Successor companies have two options for I-9 compliance following a merger or acquisition: They can either require all employees to complete new I-9 forms or else take control of the 1-9s from the previous owner, which includes assuming all risks and liabilities. An I-9 audit should be performed before the completion of the merger or acquisition to determine which option makes the most sense for an individual business or corporation. It is critical to have an action plan for inheriting a predecessor’s I-9s to avoid penalties and risks resulting from a government investigation for incomplete or missing I-9s.
Update public access files (For H-1B Employees)
Successor companies should review the predecessor company’s Public Access Files in advance of the merger/acquisition and ensure they are completed. The Public Access Files are a necessary component to updating the H-1B employees’ work authorization in a corporate merger/acquisition and it is critical that they are compliant with the regulations to avoid fines and penalties in the event of a government investigation. Please refer to the above section explaining appropriate steps for updating H-1B employees’ work authorization in a corporate merger/acquisition.

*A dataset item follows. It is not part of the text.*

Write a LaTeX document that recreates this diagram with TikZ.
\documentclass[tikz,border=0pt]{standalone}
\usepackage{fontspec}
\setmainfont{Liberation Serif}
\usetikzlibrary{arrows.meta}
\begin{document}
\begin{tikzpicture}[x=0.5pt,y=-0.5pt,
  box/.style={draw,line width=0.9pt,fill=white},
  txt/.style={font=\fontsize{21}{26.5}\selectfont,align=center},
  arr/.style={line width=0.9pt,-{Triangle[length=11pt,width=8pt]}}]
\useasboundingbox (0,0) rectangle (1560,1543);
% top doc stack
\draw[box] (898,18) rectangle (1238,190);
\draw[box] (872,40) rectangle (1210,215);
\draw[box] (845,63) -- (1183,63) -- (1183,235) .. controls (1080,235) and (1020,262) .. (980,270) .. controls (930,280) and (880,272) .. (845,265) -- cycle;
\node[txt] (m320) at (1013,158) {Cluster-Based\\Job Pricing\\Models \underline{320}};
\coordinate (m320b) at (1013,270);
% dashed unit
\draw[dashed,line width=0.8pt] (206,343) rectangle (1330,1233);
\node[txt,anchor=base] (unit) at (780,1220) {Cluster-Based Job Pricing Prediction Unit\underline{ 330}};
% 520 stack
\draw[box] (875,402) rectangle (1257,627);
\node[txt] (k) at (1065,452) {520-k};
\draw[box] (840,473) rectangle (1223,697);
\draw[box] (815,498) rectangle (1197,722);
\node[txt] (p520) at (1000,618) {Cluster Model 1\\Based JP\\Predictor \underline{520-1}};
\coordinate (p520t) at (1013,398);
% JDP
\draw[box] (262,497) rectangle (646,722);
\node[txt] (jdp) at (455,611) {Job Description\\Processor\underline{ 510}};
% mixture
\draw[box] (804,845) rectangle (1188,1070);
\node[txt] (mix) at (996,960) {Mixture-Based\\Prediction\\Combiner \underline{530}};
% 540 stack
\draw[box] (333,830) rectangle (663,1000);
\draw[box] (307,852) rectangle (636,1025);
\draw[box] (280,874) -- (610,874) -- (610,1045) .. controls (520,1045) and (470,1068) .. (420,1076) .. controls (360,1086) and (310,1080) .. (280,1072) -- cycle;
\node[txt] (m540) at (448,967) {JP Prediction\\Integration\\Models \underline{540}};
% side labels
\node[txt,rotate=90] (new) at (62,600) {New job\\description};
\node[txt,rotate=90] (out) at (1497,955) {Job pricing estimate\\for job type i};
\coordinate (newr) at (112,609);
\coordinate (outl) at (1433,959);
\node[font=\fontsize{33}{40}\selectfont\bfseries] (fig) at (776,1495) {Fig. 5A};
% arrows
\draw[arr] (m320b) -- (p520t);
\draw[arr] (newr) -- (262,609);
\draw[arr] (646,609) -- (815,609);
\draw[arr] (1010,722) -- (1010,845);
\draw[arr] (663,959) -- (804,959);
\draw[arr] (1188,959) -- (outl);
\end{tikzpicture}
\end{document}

Before the finalization of a merger or acquisition, a successor company should determine if the previous employer used E-Verify and whether the new entity will be required to do so moving forward.
While participation in the program is not mandatory for most businesses, some companies may be required by state law or federal regulation to use E-Verify depending on the company’s number of employees.
There are many complex legal implications that evolve from mergers and acquisitions that can impose substantial risk on buyers and sellers.